Please copy all the lines that follow, word for word.

→ Material provided
-------
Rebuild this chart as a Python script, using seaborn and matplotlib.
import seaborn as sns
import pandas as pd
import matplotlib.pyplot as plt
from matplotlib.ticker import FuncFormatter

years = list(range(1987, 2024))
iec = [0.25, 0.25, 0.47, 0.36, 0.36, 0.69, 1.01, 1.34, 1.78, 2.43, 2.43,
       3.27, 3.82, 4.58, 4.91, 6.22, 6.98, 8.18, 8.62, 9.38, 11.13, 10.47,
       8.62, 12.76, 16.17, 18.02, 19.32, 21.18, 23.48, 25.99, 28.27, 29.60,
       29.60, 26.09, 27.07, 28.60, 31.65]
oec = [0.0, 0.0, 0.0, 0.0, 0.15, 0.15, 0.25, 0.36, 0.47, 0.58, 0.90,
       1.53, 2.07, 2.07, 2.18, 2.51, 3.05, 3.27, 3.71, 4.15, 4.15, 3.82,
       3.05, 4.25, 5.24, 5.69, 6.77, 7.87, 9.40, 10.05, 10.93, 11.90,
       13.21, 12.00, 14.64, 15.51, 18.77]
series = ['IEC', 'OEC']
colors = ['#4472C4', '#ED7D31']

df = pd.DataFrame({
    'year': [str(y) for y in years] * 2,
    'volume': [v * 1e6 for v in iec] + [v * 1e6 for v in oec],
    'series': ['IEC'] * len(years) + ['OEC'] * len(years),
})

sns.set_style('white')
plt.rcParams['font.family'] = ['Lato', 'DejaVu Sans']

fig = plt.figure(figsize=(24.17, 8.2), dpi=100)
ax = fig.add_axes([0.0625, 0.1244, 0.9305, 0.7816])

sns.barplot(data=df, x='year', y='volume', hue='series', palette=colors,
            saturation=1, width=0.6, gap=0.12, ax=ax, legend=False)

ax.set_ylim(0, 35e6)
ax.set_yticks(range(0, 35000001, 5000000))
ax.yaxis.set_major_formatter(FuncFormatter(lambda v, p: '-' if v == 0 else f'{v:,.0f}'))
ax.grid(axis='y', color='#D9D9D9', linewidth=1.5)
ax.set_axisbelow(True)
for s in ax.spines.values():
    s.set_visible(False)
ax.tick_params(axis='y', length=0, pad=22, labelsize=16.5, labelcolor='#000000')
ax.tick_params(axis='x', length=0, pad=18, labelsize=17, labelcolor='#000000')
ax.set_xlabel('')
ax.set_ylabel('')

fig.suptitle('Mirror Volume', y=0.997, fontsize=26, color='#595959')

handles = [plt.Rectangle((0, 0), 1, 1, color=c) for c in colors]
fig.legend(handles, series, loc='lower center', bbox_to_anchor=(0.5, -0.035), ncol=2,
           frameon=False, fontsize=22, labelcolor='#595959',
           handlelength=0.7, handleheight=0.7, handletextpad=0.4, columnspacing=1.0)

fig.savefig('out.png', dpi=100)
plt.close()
-------
→ The completed task
Rebuild this chart as a Python script, using seaborn and matplotlib.
import seaborn as sns
import pandas as pd
import matplotlib.pyplot as plt
from matplotlib.ticker import FuncFormatter

years = list(range(1987, 2024))
iec = [0.25, 0.25, 0.47, 0.36, 0.36, 0.69, 1.01, 1.34, 1.78, 2.43, 2.43,
       3.27, 3.82, 4.58, 4.91, 6.22, 6.98, 8.18, 8.62, 9.38, 11.13, 10.47,
       8.62, 12.76, 16.17, 18.02, 19.32, 21.18, 23.48, 25.99, 28.27, 29.60,
       29.60, 26.09, 27.07, 28.60, 31.65]
oec = [0.0, 0.0, 0.0, 0.0, 0.15, 0.15, 0.25, 0.36, 0.47, 0.58, 0.90,
       1.53, 2.07, 2.07, 2.18, 2.51, 3.05, 3.27, 3.71, 4.15, 4.15, 3.82,
       3.05, 4.25, 5.24, 5.69, 6.77, 7.87, 9.40, 10.05, 10.93, 11.90,
       13.21, 12.00, 14.64, 15.51, 18.77]
series = ['IEC', 'OEC']
colors = ['#4472C4', '#ED7D31']

df = pd.DataFrame({
    'year': [str(y) for y in years] * 2,
    'volume': [v * 1e6 for v in iec] + [v * 1e6 for v in oec],
    'series': ['IEC'] * len(years) + ['OEC'] * len(years),
})

sns.set_style('white')
plt.rcParams['font.family'] = ['Lato', 'DejaVu Sans']

fig = plt.figure(figsize=(24.17, 8.2), dpi=100)
ax = fig.add_axes([0.0625, 0.1244, 0.9305, 0.7816])

sns.barplot(data=df, x='year', y='volume', hue='series', palette=colors,
            saturation=1, width=0.6, gap=0.12, ax=ax, legend=False)

ax.set_ylim(0, 35e6)
ax.set_yticks(range(0, 35000001, 5000000))
ax.yaxis.set_major_formatter(FuncFormatter(lambda v, p: '-' if v == 0 else f'{v:,.0f}'))
ax.grid(axis='y', color='#D9D9D9', linewidth=1.5)
ax.set_axisbelow(True)
for s in ax.spines.values():
    s.set_visible(False)
ax.tick_params(axis='y', length=0, pad=22, labelsize=16.5, labelcolor='#000000')
ax.tick_params(axis='x', length=0, pad=18, labelsize=17, labelcolor='#000000')
ax.set_xlabel('')
ax.set_ylabel('')

fig.suptitle('Mirror Volume', y=0.997, fontsize=26, color='#595959')

handles = [plt.Rectangle((0, 0), 1, 1, color=c) for c in colors]
fig.legend(handles, series, loc='lower center', bbox_to_anchor=(0.5, -0.035), ncol=2,
           frameon=False, fontsize=22, labelcolor='#595959',
           handlelength=0.7, handleheight=0.7, handletextpad=0.4, columnspacing=1.0)

fig.savefig('out.png', dpi=100)
plt.close()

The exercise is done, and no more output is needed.